Task details → Print the listing from its top line through the line containing "50.8, 44.0, 33.9]", nothing more, and leave out the pictures.

-- begin --

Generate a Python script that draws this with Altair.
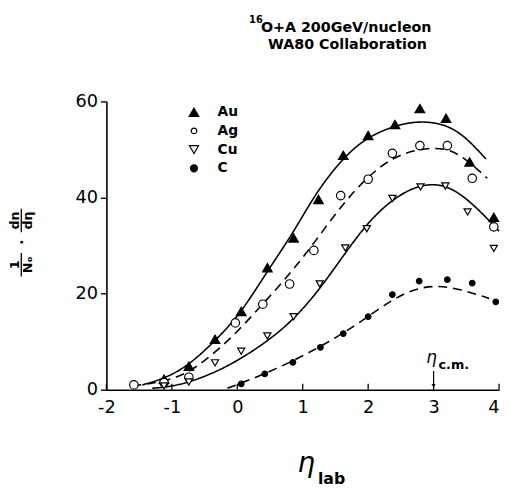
import altair as alt
import pandas as pd

series_names = ["Au", "Ag", "Cu", "C"]
series_shapes = ["triangle-up", "circle", "triangle-down", "circle"]
series_fills = ["black", "white", "white", "black"]
series_sizes = [95, 32, 85, 50]
series_dash = [[1, 0], [9, 6], [1, 0], [9, 6]]

# measured data points
au_eta = [-1.12, -0.74, -0.34, 0.06, 0.46, 0.86, 1.24, 1.62, 2.00, 2.41, 2.79, 3.19, 3.55, 3.92]
au_val = [2.2, 4.9, 10.5, 16.3, 25.4, 31.6, 39.6, 48.8, 52.9, 55.2, 58.5, 56.5, 47.4, 35.9]

ag_eta = [-1.58, -1.12, -0.74, -0.03, 0.39, 0.80, 1.17, 1.58, 2.00, 2.37, 2.79, 3.21, 3.59, 3.92]
ag_val = [1.0, 1.5, 2.6, 13.9, 17.8, 22.0, 29.0, 40.4, 43.8, 49.2, 50.8, 50.8, 44.0, 33.9]

cu_eta = [-1.12, -0.74, -0.34, 0.06, 0.46, 0.86, 1.26, 1.65, 1.98, 2.37, 2.80, 3.18, 3.52, 3.92]
cu_val = [0.8, 1.6, 5.6, 8.0, 11.2, 15.2, 22.0, 29.5, 33.5, 39.8, 42.2, 42.4, 37.0, 29.4]

c_eta = [0.06, 0.42, 0.85, 1.27, 1.62, 2.00, 2.37, 2.78, 3.21, 3.59, 3.95]
c_val = [1.2, 3.3, 5.7, 8.8, 11.7, 15.2, 19.8, 22.6, 22.9, 22.2, 18.3]

# fitted curves
au_curve_eta = [-1.45, -1.1, -0.75, -0.35, 0.05, 0.45, 0.85, 1.2, 1.6, 1.95, 2.4, 2.8, 3.2, 3.5, 3.8]
au_curve_val = [1.0, 2.4, 5.0, 10.0, 15.8, 24.5, 32.5, 41.0, 48.0, 52.3, 55.0, 56.0, 55.2, 52.5, 48.0]

ag_curve_eta = [-1.6, -1.2, -0.8, -0.4, 0.0, 0.4, 0.8, 1.2, 1.6, 2.0, 2.4, 2.8, 3.2, 3.5, 3.82]
ag_curve_val = [0.8, 1.5, 3.0, 7.0, 12.0, 18.0, 24.0, 31.0, 38.5, 44.5, 48.6, 50.2, 50.4, 48.0, 44.0]

cu_curve_eta = [-1.3, -0.9, -0.4, 0.0, 0.4, 0.8, 1.2, 1.6, 2.0, 2.4, 2.8, 3.2, 3.6, 4.0]
cu_curve_val = [0.3, 0.8, 3.2, 6.0, 9.5, 13.8, 19.8, 27.5, 35.0, 40.0, 42.8, 42.8, 38.8, 33.0]

c_curve_eta = [-0.15, 0.2, 0.6, 1.0, 1.4, 1.8, 2.2, 2.6, 3.0, 3.4, 3.85]
c_curve_val = [0.3, 2.1, 4.4, 7.0, 10.0, 13.3, 17.2, 20.6, 21.8, 21.0, 19.0]

x_ticks = [-2, -1, 0, 1, 2, 3, 4]
y_ticks = [0, 20, 40, 60]
cm_eta = [3.0]

title_sup = "16"
title_lines = ["O+A 200GeV/nucleon", "WA80 Collaboration"]

FONT = "DejaVu Sans"
W, H = 399, 293


def frame(pairs):
    rows = []
    for name, (xs, ys) in zip(series_names, pairs):
        for a, b in zip(xs, ys):
            rows.append({"eta": a, "val": b, "series": name})
    return pd.DataFrame(rows)


points_df = frame([(au_eta, au_val), (ag_eta, ag_val), (cu_eta, cu_val), (c_eta, c_val)])
curves_df = frame([(au_curve_eta, au_curve_val), (ag_curve_eta, ag_curve_val),
                   (cu_curve_eta, cu_curve_val), (c_curve_eta, c_curve_val)])

xscale = alt.Scale(domain=[-2, 4], nice=False, zero=False)
yscale = alt.Scale(domain=[0, 60], nice=False)

x_axis = alt.Axis(values=x_ticks, format="d", title=None, tickSize=0, labelFontSize=18,
                  labelFont=FONT, labelColor="black", labelPadding=9, domainColor="black",
                  domainWidth=1.6, grid=False, labelFlush=False,
                  labelExpr="datum.value < 0 ? '-' + abs(datum.value) : '' + datum.value",
                  labelAlign=alt.expr("datum.value == 4 ? 'right' : 'center'"))
y_axis = alt.Axis(values=y_ticks, format="d", title=None, tickSize=6, tickColor="black",
                  tickWidth=1.4, labelFontSize=18, labelFont=FONT, labelColor="black",
                  labelPadding=3, domainColor="black", domainWidth=1.6, grid=False)

lines = alt.Chart(curves_df).mark_line(color="black", strokeWidth=1.6, interpolate="basis").encode(
    x=alt.X("eta:Q", scale=xscale, axis=x_axis),
    y=alt.Y("val:Q", scale=yscale, axis=y_axis),
    detail="series:N",
    strokeDash=alt.StrokeDash("series:N", scale=alt.Scale(domain=series_names, range=series_dash),
                              legend=None),
)

points = alt.Chart(points_df).mark_point(stroke="black", strokeWidth=1.2, opacity=1).encode(
    x=alt.X("eta:Q", scale=xscale),
    y=alt.Y("val:Q", scale=yscale),
    shape=alt.Shape("series:N", scale=alt.Scale(domain=series_names, range=series_shapes),
                    legend=None),
    fill=alt.Fill("series:N", scale=alt.Scale(domain=series_names, range=series_fills),
                  legend=None),
    size=alt.Size("series:N", scale=alt.Scale(domain=series_names, range=series_sizes),
                  legend=None),
)

ticks_df = pd.DataFrame({"eta": x_ticks})
xticks = alt.Chart(ticks_df).mark_rule(color="black", strokeWidth=1.3).encode(
    x=alt.X("eta:Q", scale=xscale), y=alt.value(H), y2=alt.value(H - 6))

cm_df = pd.DataFrame({"eta": cm_eta})
cm_rule = alt.Chart(cm_df).mark_rule(color="black", strokeWidth=1.2).encode(
    x=alt.X("eta:Q", scale=xscale), y=alt.value(H - 19), y2=alt.value(H - 3))
cm_head = alt.Chart(cm_df).mark_point(shape="triangle-down", filled=True, color="black",
                                      size=18, opacity=1).encode(
    x=alt.X("eta:Q", scale=xscale), y=alt.value(H - 4))
cm_eta_text = alt.Chart(cm_df).mark_text(text="\u03b7", font=FONT, fontSize=17, fontStyle="italic",
                                         baseline="alphabetic", align="center", dx=-2,
                                         color="black").encode(
    x=alt.X("eta:Q", scale=xscale), y=alt.value(H - 27))
cm_sub_text = alt.Chart(cm_df).mark_text(text="c.m.", font=FONT, fontSize=13, fontWeight="bold",
                                         baseline="alphabetic", align="left", dx=5,
                                         color="black").encode(
    x=alt.X("eta:Q", scale=xscale), y=alt.value(H - 21))


def label(txt, x, y, size, **kw):
    return alt.Chart(pd.DataFrame({"t": [txt]})).mark_text(
        font=FONT, fontSize=size, color="black", **kw).encode(
        text="t:N", x=alt.value(x), y=alt.value(y))


deco = [
    label(title_sup, 145, -83, 10, fontWeight="bold", align="left", baseline="middle"),
    label(title_lines[0], 157, -75, 14.5, fontWeight="bold", align="left", baseline="middle"),
    label(title_lines[1], 245, -57, 14.5, fontWeight="bold", align="center", baseline="middle"),
    label("\u03b7", 203, 377, 28, fontStyle="italic", align="center", baseline="alphabetic"),
    label("lab", 215, 389, 16, fontWeight="bold", align="left", baseline="alphabetic"),
    label("1", -93, 166, 13, fontWeight="bold", angle=270, align="center", baseline="middle"),
    label("N\u2092", -80, 166, 13, fontWeight="bold", angle=270, align="center", baseline="middle"),
    label("\u00b7", -86, 143, 15, fontWeight="bold", angle=270, align="center", baseline="middle"),
    label("dn", -93, 121, 13, fontWeight="bold", angle=270, align="center", baseline="middle"),
    label("d\u03b7", -80, 121, 13, fontWeight="bold", angle=270, align="center", baseline="middle"),
]

frac_bar1 = alt.Chart(pd.DataFrame({"k": [0]})).mark_rule(color="black", strokeWidth=1.3).encode(
    x=alt.value(-86.5), y=alt.value(154), y2=alt.value(178))
frac_bar2 = alt.Chart(pd.DataFrame({"k": [0]})).mark_rule(color="black", strokeWidth=1.3).encode(
    x=alt.value(-86.5), y=alt.value(109), y2=alt.value(133))

# legend (top-left inside the plot)
legend_rows = [11, 30, 49, 68]
legend_layers = []
for name, shp, fil, sz, ry in zip(series_names, series_shapes, series_fills, series_sizes, legend_rows):
    legend_layers.append(
        alt.Chart(pd.DataFrame({"s": [name]})).mark_point(
            shape=shp, fill=fil, stroke="black", strokeWidth=1.2, size=sz, opacity=1).encode(
            x=alt.value(89), y=alt.value(ry)))
    legend_layers.append(label(name, 113, ry, 14, fontWeight="bold", align="left", baseline="middle"))

chart = alt.layer(lines, points, xticks, cm_rule, cm_head, cm_eta_text, cm_sub_text,
                  frac_bar1, frac_bar2, *deco, *legend_layers).properties(
    width=W, height=H,
    autosize=alt.AutoSizeParams(type="none"),
    padding={"left": 100, "top": 91, "right": 3, "bottom": 100},
    background="white",
).configure_view(stroke=None)

chart.save("out.html", embed_options={"renderer": "svg", "actions": False})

-- end --

Exercise solution →
Generate a Python script that draws this with Altair.
import altair as alt
import pandas as pd

series_names = ["Au", "Ag", "Cu", "C"]
series_shapes = ["triangle-up", "circle", "triangle-down", "circle"]
series_fills = ["black", "white", "white", "black"]
series_sizes = [95, 32, 85, 50]
series_dash = [[1, 0], [9, 6], [1, 0], [9, 6]]

# measured data points
au_eta = [-1.12, -0.74, -0.34, 0.06, 0.46, 0.86, 1.24, 1.62, 2.00, 2.41, 2.79, 3.19, 3.55, 3.92]
au_val = [2.2, 4.9, 10.5, 16.3, 25.4, 31.6, 39.6, 48.8, 52.9, 55.2, 58.5, 56.5, 47.4, 35.9]

ag_eta = [-1.58, -1.12, -0.74, -0.03, 0.39, 0.80, 1.17, 1.58, 2.00, 2.37, 2.79, 3.21, 3.59, 3.92]
ag_val = [1.0, 1.5, 2.6, 13.9, 17.8, 22.0, 29.0, 40.4, 43.8, 49.2, 50.8, 50.8, 44.0, 33.9]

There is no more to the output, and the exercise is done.